* Start *
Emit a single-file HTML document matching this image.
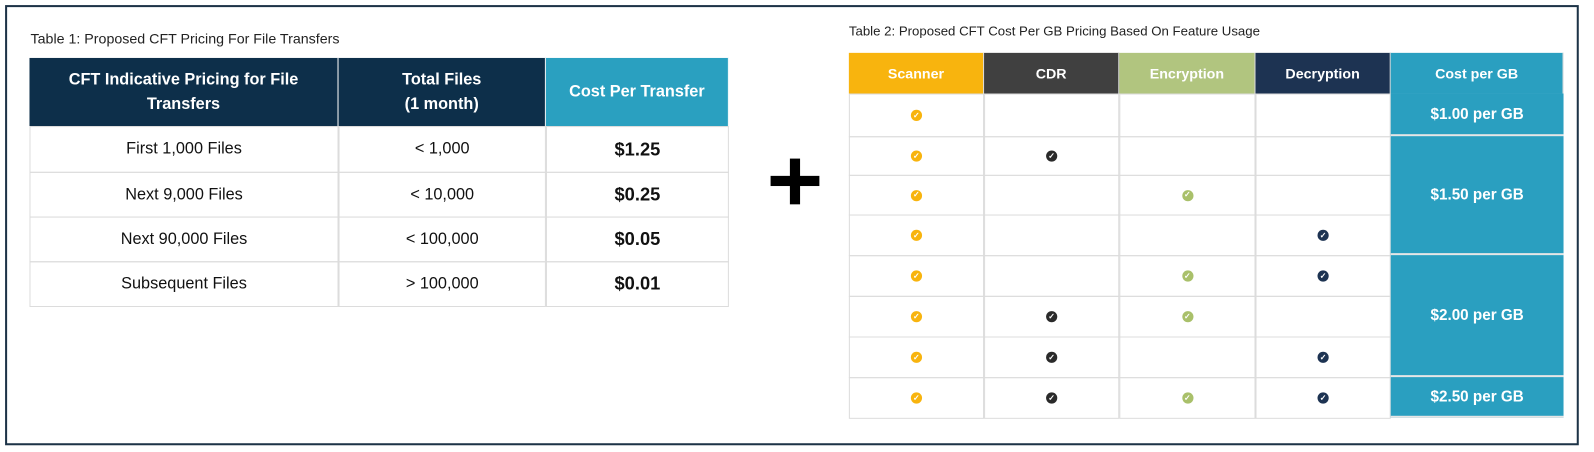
<!DOCTYPE html>
<html><head><meta charset="utf-8"><style>
body{margin:0;width:1594px;height:452px;background:#fff;position:relative;overflow:hidden;font-family:"Liberation Sans",sans-serif}
#wrap{position:absolute;left:0;top:0;width:1568px;height:445px;transform:scale(1.0166);transform-origin:0 0}
.abs{position:absolute;box-sizing:border-box}
.cell{position:absolute;box-sizing:border-box;display:flex;align-items:center;justify-content:center;text-align:center}
.ck{width:11px;height:11px;border-radius:50%;display:flex;align-items:center;justify-content:center;color:#fff;font-size:8px;font-weight:bold;line-height:1}
</style></head><body>
<div id="wrap">
<div class="abs" style="left:5px;top:5px;width:1548px;height:433px;border:2px solid #1d3347"></div>
<div class="abs" style="left:30px;top:30px;font-size:14px;color:#222">Table 1: Proposed CFT Pricing For File Transfers</div>
<div class="abs" style="left:835px;top:23px;font-size:13px;color:#222">Table 2: Proposed CFT Cost Per GB Pricing Based On Feature Usage</div>
<div id="t1"></div>
<div id="t2"></div>
<div class="abs" style="left:777px;top:156px;width:10px;height:45px;background:#000"></div>
<div class="abs" style="left:758px;top:173px;width:48px;height:10px;background:#000"></div>
</div>
<script>
const t1Head=["CFT Indicative Pricing for File<br>Transfers","Total Files<br>(1 month)","Cost Per Transfer"];
const t1Tiers=["First 1,000 Files","Next 9,000 Files","Next 90,000 Files","Subsequent Files"];
const t1Totals=["< 1,000","< 10,000","< 100,000","> 100,000"];
const t1Costs=["$1.25","$0.25","$0.05","$0.01"];
const t2Head=["Scanner","CDR","Encryption","Decryption","Cost per GB"];
const t2Rows=[[1,0,0,0],[1,1,0,0],[1,0,1,0],[1,0,0,1],[1,0,1,1],[1,1,1,0],[1,1,0,1],[1,1,1,1]];
const t2Groups=[["$1.00 per GB",0,1],["$1.50 per GB",1,4],["$2.00 per GB",4,7],["$2.50 per GB",7,8]];
function cell(parent,x,y,w,h,html,style,name){
 const d=document.createElement('div');d.className='cell';
 d.style.cssText=`left:${x}px;top:${y}px;width:${w}px;height:${h}px;`+style;
 d.innerHTML=html;
 
 
 parent.appendChild(d);return d;}
const t1=document.getElementById('t1');
const c1=[29,333,537,717];
const hb=["#0d2f4a","#0d2f4a","#2aa0c0"];
for(let i=0;i<3;i++)cell(t1,c1[i],57,c1[i+1]-c1[i],67,t1Head[i],`background:${hb[i]};color:#fff;font-weight:bold;font-size:16px;line-height:24px;border-right:1px solid #fff`,'table1-header-cell');
const r1=[124,169,213,257,301];
for(let r=0;r<4;r++){
 const vals=[t1Tiers[r],t1Totals[r],t1Costs[r]];
 for(let i=0;i<3;i++)cell(t1,c1[i],r1[r],c1[i+1]-c1[i],r1[r+1]-r1[r]+1,vals[i],`border:1px solid #dcdcdc;color:#111;font-size:${i==2?18:16}px;${i==2?'font-weight:bold;':''}`,'table1-cell');
}
const t2=document.getElementById('t2');
const c2=[835,968,1101,1235,1368,1538];
const hc=["#f8b40e","#404040","#b1c57f","#1d3352","#2a9fc0"];
const ckc=["#f8b40e","#2a2a2a","#a9c06a","#1d3352"];
for(let i=0;i<5;i++)cell(t2,c2[i],52,c2[i+1]-c2[i],40,t2Head[i],`background:${hc[i]};color:#fff;font-weight:bold;font-size:14px;border-right:1px solid #ddd`,'table2-header-cell');
const r2=[92,134,172,211,251,291,331,371,411];
for(let r=0;r<t2Rows.length;r++){
 for(let i=0;i<4;i++){
  cell(t2,c2[i],r2[r],c2[i+1]-c2[i],r2[r+1]-r2[r]+1,t2Rows[r][i]?`<div class="ck" style="background:${ckc[i]}">✓</div>`:'','border:1px solid #dcdcdc','table2-cell');
 }
}
for(const g of t2Groups){
 cell(t2,c2[4],r2[g[1]],c2[5]-c2[4],r2[g[2]]-r2[g[1]],g[0],'background:#2a9fc0;color:#fff;font-weight:bold;font-size:15px;border-bottom:2px solid #e6e6e6','cost-per-gb-cell');
}
</script>
</body></html>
* End *
Job:
Where does the word "document" appear? Return each line that holds it.

Answer to the problem:
Emit a single-file HTML document matching this image.
 const d=document.createElement('div');d.className='cell';
const t1=document.getElementById('t1');
const t2=document.getElementById('t2');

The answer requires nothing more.